According to initial police statements, at this point one or more of the suspects began firing with automatic handguns and Trooper Foerster fired four times before falling mortally wounded. At Acoli's trial, Harper testified that the gunfight started "seconds" after Foerster arrived at the scene. At this trial, Harper said that Foerster reached into the vehicle, pulled out and held up an automatic pistol and ammunition magazine, and said "Jim, look what I found", while facing Harper at the rear of the vehicle. At this point, Assata Shakur and Zayd Shakur were ordered to put their hands on their laps and not to move; Harper said that Assata Shakur then reached down to the right of her right leg, pulled out a pistol, and shot him in the shoulder, after which he retreated to behind his vehicle. Questioned by prosecutor C. Judson Hamlin, Harper said he saw Foerster shot just as Assata Shakur was felled by bullets from Harper's gun. In his opening statement to a jury, Hamlin said that Acoli shot Foerster with a .38 caliber automatic pistol and then used Foerster's own gun to "execute him". According to the testimony of State Police investigators, two jammed semi-automatic pistols were discovered near Foerster's body.

In Shakur's version of events, she says she was shot and wounded with her hands up and couldn't have killed Foerster. Acoli said at the time that he was hit by a bullet, blacked out and couldn't remember what happened.

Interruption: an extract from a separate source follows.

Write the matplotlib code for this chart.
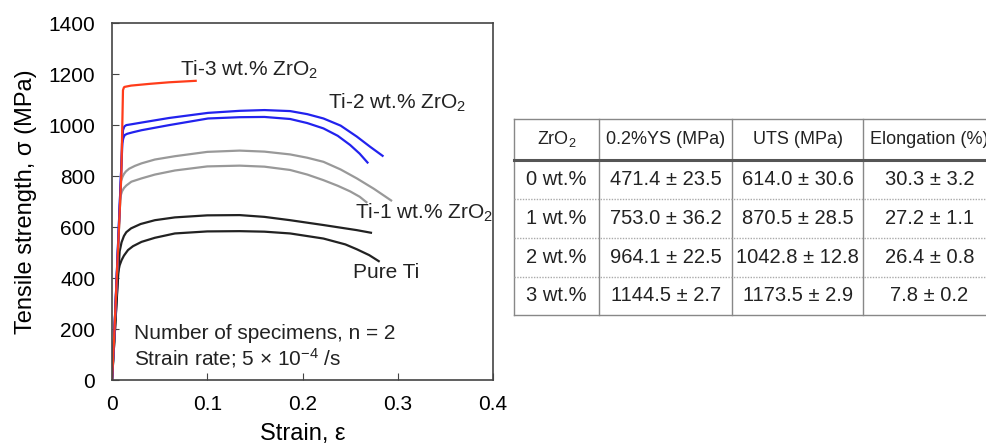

Acoli then drove the car (a white Pontiac LeMans with Vermont license plates)—which contained Assata Shakur, who was wounded, and Zayd Shakur, who was dead or dying—5 mi down the road. The vehicle was chased by three patrol cars and the booths down the turnpike were alerted. Acoli then exited the car and, after being ordered to halt by a trooper, fled into the woods as the trooper emptied his gun. Assata Shakur then walked towards the trooper with her bloodied arms raised in surrender. Acoli was captured after a 36-hour manhunt—involving 400 people, state police helicopters, and bloodhounds. Zayd Shakur's body was found in a nearby gully along the road.

==Prison==
A jury convicted Acoli of first-degree murder in 1974 and sentenced him to life without the possibility of parole until after 25 years served. Upon entering New Jersey State Prison he was subsequently confined to a new and specially created Management Control Unit (MCU), where he remained for almost five years.

In September 1979, Acoli was transferred to Marion, Illinois, federal prison. In July 1987 he was transferred to the federal penitentiary at Leavenworth, Kansas. In the fall of 1992, Acoli was denied parole. He was up for parole again in 2012. On September 29, 2014, a New Jersey state appeals court officially granted Acoli's request for parole, though the state of New Jersey appealed this ruling. A higher court reversed this ruling in February 2017. On November 21, 2017, the appeals board denied parole, and Acoli was not scheduled to be eligible to apply again until 2032 when he would have been 94 years old. However, the New Jersey Supreme Court ordered that he be made eligible to apply for parole again sooner, and he was ultimately granted parole in May 2022 at the age of 85.

==In popular culture==
Sundiata Acoli is hailed in the song "Sunshine" by hip hop artist Yasiin Bey alongside Mumia Abu Jamal and Assata Shakur. He is also given a "revolutionary salute" at the end of the Dead Prez song "I Have A Dream, Too", along with Zayd Shakur and Assata Shakur.